## AIM
Collect each line of the records containing the string "this".

## TASK MATERIAL
※

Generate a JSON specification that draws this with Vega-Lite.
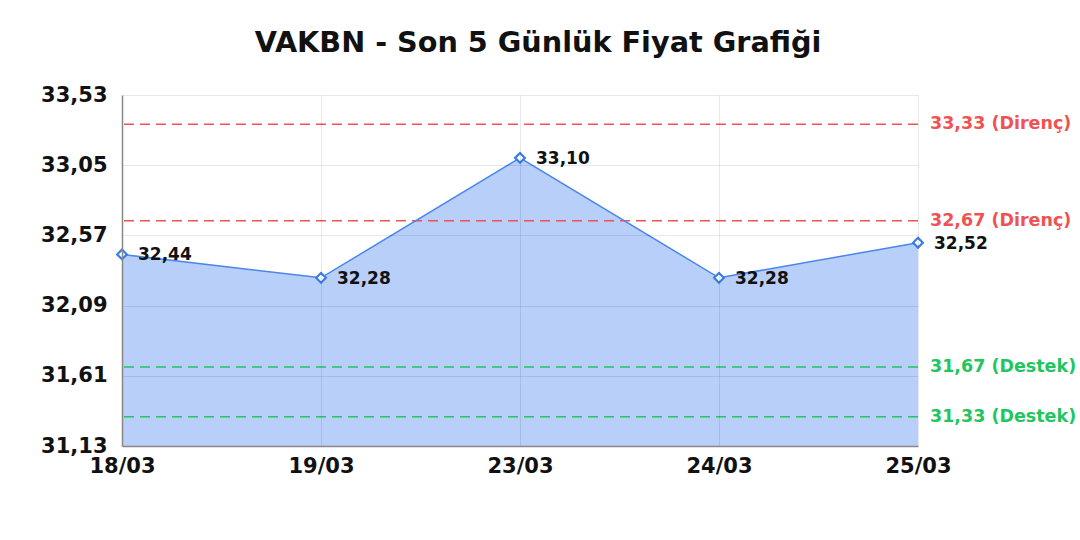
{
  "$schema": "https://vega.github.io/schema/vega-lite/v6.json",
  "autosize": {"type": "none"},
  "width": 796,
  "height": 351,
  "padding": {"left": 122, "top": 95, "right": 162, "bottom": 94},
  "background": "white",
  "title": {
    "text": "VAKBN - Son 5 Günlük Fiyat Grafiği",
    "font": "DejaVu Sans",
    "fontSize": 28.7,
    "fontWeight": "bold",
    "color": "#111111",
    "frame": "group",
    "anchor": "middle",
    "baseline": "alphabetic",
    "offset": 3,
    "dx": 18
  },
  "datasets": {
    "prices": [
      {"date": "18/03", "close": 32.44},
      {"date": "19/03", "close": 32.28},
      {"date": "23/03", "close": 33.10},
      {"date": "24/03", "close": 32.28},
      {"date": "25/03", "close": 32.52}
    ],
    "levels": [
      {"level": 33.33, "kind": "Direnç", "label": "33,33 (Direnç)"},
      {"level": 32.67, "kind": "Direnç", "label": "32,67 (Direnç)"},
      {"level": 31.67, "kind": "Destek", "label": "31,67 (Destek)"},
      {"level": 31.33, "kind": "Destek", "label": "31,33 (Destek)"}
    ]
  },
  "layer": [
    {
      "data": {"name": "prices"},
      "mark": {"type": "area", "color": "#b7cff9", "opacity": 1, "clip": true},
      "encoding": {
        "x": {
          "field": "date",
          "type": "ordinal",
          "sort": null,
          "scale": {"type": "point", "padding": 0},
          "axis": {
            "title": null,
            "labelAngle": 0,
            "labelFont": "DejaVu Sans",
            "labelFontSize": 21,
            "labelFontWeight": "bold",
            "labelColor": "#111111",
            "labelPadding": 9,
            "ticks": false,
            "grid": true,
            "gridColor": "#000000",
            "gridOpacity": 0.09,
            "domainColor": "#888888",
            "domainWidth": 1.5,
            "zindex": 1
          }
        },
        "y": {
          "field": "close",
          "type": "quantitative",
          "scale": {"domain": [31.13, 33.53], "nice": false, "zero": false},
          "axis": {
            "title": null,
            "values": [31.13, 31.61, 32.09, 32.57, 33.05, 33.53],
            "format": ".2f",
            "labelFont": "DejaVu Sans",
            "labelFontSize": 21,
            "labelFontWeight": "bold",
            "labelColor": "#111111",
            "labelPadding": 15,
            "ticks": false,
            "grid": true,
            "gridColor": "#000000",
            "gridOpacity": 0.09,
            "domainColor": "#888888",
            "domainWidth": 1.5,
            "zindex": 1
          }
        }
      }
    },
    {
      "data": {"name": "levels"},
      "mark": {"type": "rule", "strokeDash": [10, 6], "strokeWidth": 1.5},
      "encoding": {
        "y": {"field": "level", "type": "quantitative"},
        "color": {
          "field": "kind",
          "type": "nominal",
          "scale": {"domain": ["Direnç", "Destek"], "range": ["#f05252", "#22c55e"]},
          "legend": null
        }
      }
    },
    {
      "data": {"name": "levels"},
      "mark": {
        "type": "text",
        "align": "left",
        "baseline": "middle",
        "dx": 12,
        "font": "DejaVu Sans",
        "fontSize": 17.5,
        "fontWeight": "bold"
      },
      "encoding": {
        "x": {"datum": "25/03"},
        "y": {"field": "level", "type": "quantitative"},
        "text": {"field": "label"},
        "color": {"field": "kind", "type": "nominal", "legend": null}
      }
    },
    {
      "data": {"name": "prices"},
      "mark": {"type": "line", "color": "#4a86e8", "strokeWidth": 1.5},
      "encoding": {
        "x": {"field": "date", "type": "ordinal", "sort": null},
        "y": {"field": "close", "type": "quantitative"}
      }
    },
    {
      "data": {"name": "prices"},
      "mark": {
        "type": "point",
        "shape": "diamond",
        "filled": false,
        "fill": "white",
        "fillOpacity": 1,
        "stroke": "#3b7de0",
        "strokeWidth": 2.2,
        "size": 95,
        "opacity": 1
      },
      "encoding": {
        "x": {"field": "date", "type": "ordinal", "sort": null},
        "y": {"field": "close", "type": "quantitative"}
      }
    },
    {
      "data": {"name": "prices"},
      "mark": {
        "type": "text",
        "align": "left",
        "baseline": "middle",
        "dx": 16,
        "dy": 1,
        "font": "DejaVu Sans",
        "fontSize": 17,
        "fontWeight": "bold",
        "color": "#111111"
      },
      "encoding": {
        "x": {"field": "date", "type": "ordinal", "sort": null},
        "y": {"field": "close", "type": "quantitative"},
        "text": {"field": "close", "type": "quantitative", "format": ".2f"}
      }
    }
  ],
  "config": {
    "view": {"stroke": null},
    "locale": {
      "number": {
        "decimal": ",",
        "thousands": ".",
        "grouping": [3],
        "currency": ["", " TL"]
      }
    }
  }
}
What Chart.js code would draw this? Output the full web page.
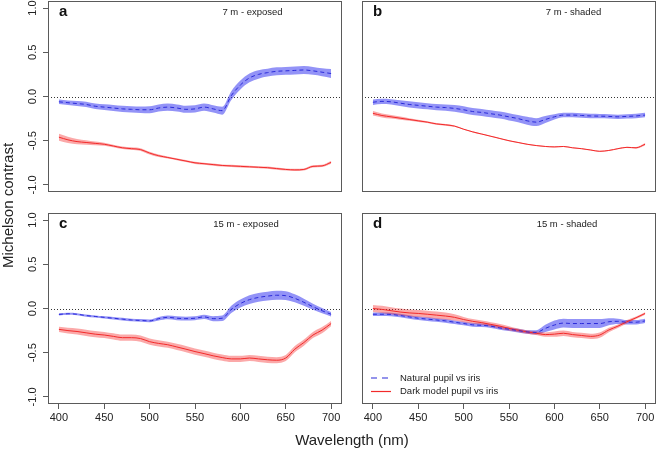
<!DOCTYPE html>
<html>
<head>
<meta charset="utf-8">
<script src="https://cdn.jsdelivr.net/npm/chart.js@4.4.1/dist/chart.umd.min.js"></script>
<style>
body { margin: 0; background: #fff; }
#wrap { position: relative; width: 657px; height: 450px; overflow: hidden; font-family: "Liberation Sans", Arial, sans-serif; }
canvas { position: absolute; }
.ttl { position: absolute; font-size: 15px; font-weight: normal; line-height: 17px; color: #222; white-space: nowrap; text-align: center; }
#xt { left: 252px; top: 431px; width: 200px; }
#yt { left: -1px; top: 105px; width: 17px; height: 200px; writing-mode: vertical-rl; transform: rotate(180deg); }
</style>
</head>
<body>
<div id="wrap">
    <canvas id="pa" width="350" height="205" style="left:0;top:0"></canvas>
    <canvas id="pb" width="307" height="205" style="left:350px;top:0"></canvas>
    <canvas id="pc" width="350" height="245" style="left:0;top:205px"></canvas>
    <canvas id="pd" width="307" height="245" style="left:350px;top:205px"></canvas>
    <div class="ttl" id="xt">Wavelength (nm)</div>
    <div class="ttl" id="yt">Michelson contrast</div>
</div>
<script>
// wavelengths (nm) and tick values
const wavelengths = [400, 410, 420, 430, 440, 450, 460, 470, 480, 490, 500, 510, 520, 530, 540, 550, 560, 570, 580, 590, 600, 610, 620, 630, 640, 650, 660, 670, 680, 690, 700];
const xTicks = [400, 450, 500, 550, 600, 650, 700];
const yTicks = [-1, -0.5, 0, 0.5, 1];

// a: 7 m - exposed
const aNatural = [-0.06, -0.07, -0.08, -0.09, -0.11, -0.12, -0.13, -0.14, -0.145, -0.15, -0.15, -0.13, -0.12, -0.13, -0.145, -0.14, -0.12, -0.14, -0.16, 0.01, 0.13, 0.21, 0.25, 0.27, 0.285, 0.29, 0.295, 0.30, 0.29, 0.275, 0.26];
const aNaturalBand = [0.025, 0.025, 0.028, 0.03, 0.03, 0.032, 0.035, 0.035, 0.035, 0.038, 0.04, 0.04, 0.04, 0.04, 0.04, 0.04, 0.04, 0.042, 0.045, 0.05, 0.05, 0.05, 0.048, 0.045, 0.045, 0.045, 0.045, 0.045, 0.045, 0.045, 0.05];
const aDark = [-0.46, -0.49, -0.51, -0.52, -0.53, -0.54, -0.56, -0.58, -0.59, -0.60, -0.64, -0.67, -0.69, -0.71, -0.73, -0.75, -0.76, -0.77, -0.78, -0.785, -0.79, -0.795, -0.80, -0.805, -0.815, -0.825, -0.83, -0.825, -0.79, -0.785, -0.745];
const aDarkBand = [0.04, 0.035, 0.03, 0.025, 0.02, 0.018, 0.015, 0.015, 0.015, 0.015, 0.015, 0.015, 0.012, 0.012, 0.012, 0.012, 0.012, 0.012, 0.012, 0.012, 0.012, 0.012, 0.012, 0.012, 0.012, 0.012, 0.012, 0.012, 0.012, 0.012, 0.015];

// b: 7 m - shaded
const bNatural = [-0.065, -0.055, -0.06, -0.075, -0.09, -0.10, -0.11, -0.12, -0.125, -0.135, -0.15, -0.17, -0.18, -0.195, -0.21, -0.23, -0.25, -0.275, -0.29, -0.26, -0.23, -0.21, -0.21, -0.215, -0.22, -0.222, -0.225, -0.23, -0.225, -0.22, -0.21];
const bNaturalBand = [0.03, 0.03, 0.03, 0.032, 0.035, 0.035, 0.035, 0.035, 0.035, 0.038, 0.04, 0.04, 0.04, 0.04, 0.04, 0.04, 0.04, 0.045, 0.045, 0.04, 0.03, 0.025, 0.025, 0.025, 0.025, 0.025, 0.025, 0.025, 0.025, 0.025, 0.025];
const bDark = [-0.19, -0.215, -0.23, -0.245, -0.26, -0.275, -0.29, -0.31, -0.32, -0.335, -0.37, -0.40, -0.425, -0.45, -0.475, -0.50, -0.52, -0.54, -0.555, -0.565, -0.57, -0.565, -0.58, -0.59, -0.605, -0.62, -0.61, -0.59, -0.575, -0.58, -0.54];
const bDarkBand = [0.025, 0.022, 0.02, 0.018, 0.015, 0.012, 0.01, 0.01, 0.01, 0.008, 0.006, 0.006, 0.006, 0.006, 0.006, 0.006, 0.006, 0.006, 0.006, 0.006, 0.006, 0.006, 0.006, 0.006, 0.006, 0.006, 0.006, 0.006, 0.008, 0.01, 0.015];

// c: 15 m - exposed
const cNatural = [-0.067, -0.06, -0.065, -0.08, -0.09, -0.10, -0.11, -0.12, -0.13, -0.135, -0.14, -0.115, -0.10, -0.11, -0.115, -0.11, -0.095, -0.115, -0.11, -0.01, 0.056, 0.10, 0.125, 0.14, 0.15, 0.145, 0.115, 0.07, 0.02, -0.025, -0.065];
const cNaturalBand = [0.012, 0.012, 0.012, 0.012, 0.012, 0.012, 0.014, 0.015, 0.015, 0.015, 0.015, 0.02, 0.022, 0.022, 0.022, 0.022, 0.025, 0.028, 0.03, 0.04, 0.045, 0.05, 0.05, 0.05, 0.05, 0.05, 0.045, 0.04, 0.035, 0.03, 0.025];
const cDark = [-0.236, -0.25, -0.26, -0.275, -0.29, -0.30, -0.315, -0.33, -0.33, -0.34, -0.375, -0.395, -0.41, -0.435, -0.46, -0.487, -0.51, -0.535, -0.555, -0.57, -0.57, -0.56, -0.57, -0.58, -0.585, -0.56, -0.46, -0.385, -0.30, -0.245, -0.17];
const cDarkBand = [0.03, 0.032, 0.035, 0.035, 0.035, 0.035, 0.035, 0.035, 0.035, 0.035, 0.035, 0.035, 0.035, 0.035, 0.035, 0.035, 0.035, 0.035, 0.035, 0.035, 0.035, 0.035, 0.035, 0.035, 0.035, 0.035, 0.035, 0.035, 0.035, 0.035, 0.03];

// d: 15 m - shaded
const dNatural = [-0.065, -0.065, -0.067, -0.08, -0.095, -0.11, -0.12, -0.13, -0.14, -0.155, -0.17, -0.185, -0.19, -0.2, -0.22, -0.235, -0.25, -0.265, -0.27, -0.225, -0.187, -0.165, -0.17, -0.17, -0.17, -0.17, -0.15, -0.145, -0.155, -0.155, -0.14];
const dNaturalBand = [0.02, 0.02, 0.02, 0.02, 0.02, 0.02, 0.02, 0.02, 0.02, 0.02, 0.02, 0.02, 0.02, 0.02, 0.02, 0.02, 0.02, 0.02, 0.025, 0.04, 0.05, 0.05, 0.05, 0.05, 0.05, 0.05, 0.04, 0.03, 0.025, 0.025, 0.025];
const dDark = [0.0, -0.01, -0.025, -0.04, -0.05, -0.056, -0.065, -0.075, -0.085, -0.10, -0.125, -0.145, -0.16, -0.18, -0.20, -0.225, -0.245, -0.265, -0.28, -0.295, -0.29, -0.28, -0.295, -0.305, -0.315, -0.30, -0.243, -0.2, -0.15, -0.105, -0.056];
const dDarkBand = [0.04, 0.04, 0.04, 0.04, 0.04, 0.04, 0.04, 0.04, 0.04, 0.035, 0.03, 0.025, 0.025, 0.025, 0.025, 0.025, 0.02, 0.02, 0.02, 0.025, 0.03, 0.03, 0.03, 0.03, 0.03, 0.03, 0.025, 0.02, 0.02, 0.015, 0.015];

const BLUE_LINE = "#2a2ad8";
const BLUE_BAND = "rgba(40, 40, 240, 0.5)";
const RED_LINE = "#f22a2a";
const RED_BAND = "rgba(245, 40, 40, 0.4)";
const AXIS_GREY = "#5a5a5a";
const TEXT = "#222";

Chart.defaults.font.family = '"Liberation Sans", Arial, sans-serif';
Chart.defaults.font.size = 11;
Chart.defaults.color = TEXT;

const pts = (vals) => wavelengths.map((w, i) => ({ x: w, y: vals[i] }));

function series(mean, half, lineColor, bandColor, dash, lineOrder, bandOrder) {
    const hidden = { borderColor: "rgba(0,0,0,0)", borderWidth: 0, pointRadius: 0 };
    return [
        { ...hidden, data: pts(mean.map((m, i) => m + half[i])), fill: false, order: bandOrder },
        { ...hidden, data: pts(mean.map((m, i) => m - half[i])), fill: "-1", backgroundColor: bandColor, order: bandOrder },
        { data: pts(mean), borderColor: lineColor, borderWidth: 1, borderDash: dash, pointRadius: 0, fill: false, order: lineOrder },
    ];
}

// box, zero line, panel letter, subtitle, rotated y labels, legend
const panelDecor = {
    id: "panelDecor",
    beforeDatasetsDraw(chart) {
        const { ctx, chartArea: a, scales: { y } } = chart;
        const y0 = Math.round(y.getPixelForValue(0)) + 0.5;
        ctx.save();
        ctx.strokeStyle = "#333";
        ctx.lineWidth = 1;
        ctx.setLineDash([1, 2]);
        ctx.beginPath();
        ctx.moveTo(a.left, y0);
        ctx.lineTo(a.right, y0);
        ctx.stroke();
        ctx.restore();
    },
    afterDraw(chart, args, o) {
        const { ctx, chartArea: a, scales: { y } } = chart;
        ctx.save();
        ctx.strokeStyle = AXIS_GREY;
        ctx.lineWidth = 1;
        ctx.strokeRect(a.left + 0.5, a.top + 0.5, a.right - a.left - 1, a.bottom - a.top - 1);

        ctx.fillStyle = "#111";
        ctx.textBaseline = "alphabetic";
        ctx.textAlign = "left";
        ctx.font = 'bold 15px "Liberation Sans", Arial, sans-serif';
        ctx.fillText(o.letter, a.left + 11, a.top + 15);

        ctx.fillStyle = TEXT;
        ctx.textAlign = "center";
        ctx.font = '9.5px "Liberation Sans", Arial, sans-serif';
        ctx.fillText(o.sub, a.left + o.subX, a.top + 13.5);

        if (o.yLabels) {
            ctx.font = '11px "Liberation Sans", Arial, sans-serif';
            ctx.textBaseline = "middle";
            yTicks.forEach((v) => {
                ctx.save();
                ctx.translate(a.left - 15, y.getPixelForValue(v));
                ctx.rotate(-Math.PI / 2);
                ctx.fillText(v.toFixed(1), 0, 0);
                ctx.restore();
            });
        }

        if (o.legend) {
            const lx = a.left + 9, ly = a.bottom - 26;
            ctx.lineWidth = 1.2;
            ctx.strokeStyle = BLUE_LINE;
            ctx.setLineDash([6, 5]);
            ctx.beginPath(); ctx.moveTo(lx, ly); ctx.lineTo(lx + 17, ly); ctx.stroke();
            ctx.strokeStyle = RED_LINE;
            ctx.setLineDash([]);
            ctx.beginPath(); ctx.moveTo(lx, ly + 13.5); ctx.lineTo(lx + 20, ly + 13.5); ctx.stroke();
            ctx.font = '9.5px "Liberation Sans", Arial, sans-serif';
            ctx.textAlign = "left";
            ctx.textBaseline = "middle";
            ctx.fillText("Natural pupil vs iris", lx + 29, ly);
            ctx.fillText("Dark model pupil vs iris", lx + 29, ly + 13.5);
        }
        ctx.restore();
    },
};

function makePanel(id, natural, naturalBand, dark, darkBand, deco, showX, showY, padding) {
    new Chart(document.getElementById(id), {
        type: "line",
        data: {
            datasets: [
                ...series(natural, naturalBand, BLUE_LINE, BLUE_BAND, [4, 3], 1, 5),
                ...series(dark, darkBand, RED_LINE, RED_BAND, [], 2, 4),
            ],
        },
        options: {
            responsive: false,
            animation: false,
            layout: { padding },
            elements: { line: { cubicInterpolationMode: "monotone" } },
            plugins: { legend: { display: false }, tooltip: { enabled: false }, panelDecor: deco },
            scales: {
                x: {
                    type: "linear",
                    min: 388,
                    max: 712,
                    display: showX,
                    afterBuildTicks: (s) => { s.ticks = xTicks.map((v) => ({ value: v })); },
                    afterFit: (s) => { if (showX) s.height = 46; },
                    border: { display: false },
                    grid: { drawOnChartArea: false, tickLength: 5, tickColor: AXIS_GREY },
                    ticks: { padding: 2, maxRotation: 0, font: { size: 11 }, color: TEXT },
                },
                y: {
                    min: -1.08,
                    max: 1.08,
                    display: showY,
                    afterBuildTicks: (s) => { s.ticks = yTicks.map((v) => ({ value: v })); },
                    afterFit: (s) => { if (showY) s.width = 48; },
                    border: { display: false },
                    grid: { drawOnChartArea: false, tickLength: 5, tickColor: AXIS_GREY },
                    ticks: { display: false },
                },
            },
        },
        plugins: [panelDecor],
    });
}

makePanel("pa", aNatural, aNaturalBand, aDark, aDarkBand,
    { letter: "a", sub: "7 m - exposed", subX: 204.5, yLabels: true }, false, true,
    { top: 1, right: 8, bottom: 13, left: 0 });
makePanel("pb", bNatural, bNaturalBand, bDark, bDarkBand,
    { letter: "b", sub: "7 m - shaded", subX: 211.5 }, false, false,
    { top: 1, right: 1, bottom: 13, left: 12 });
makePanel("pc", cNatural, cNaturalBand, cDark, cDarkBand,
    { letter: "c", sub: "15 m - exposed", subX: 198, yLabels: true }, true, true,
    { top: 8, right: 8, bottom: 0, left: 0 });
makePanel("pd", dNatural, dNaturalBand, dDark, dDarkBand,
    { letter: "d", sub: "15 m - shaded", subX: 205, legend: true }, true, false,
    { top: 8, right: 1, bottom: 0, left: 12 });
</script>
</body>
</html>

※

## WORKED ANSWER
Generate a JSON specification that draws this with Vega-Lite.
What Chart.js code would draw this? Output the full web page.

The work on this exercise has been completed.